How to store plantain at home

Green plantain (keep green)

Keep them at room temperature, in open air, away from dessert bananas (which speed up ripening with their ethylene). In an open fruit bowl, they'll stay green for 3 to 5 days.

Tip: If you want to keep them green longer, put them in the fridge in a plastic bag — it slows ripening. The skin will brown on the surface but the flesh will stay green and firm.

Plantain you want to ripen

Leave them on the counter, at room temperature. To speed up ripening (for instance to make alloco in 2 days), put them in a closed kraft paper bag with a ripe dessert banana — the released ethylene accelerates the process.

Ripe plantain ready to cook

If you don't have time to use everything, peel, slice and freeze. The frozen slices go straight to the pan for alloco — no need to thaw.

Cooked plantain (leftovers)

2-3 days in the fridge in an airtight container. Reheat in a pan (to keep crisp) or in the microwave (for soft versions).

The cult plantain recipes

Alloco / Dodo / Missolé — fried plantain (15 min)

The essential. Very ripe (stage 3) plantains cut in slices or diamonds, fried in hot oil (180°C) for 3-4 minutes per side until they're golden and caramelised. Salt them as they come out.

In Ivory Coast, served alongside grilled fish or braised chicken. In Nigeria, the must-have partner of jollof. In Cameroon, eaten as street food.

Plantain foufou (30 min)

Green plantains peeled, cut and boiled in salted water for 20-25 minutes until tender. Then pound (or mash with a fork) into a thick, elastic paste. Serve with a sauce — pondu, okra, ndolé.

Plantain chips (10 min)

Very green plantain, sliced very thin on a mandoline (1-2 mm). Deep-fry at 170°C for 2-3 minutes until golden and very crisp. Salt as they come out. Unbeatable for aperitif.

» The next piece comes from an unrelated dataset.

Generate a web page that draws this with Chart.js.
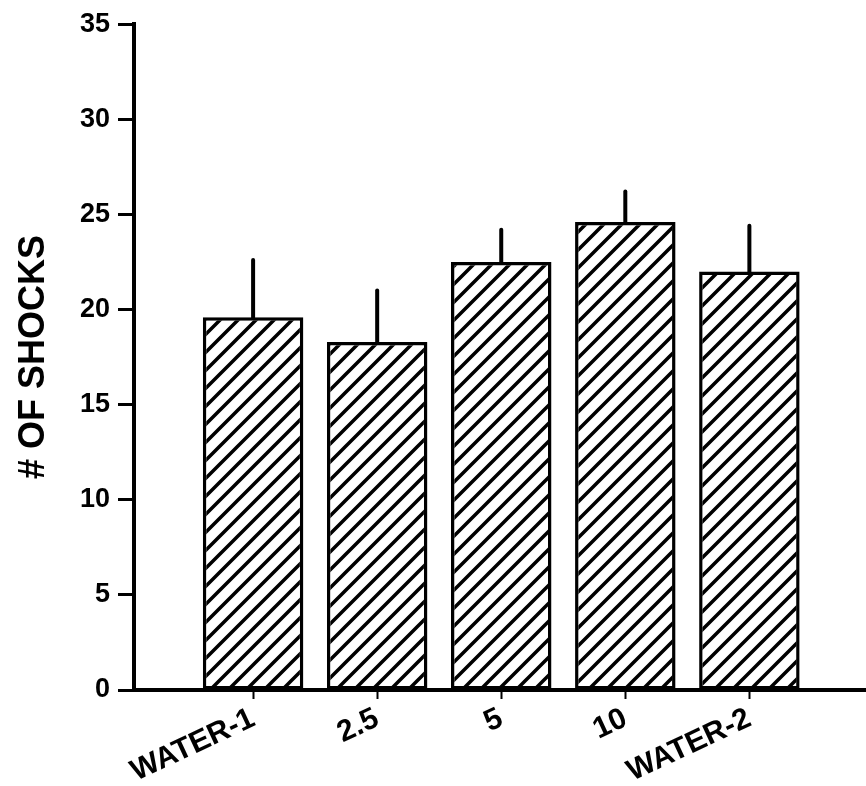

Oven-caramelised plantain (40 min)

Stage 3 or 4 plantain, halved lengthwise, placed on a tray, brushed with melted butter + a little honey + a pinch of cinnamon. In the oven at 200°C for 30-35 minutes. Magic caramelisation.

Does plantain have benefits?

Plantain is an excellent starch:

  • Rich in potassium (more than a potato)
  • Rich in vitamin A (as beta-carotene, mainly in ripe ones)
  • High in fibre — good for digestion
  • Low GI when green — suitable for diabetics
  • Gluten-free — a starch option for intolerants

A portion (200 g cooked) delivers about 220 kcal — less than an equivalent portion of pasta or white rice.

Where to buy good plantain in Belgium

The plantain you find in classic Belgian supermarkets is often disappointing: too green and flavourless, or too ripe and spotted. At Nkoh Shop, we select arrivals directly from our specialised exotic suppliers, with superior-quality plantains:

  • Green plantain (for foufou, boiling, chips)
  • Yellow ripe plantain (for alloco, dodo, missolé)
  • Black very-ripe plantain (for desserts) — often on order

You can buy by the whole bunch (8-12 plantains) or by unit, pick up at the Geraardsbergen store or have delivery anywhere in Belgium within 24-48 h.

Question about current ripeness or a recent arrival? Message us on WhatsApp before ordering — we'll honestly tell you where we are.

See our plantains

Plantain FAQ

Can you eat plantain raw?
No. Raw, plantain (even ripe) is hard, harsh, indigestible. It must always be cooked (boiled, fried, baked).

How to peel a green plantain?
The skin of a green plantain is very thick and sticky. Cut both ends, make 2-3 lengthwise incisions with a knife (just through the skin), then peel strip by strip. A ripe plantain peels like a dessert banana.

What does fried plantain taste like?
Sweet-savoury, slightly caramelised, soft inside, slightly crisp outside. Nothing like a bland banana — it's rich, fragrant, deep.

How many plantains for 4 people?
1 large plantain per person as a side, 2 per person as a main (foufou, boiled plantain + sauce).

Is plantain fattening?
No more than potatoes or rice. It's a starch — it provides energy. Fried, yes, like any fried food. Boiled or baked, it's very reasonable.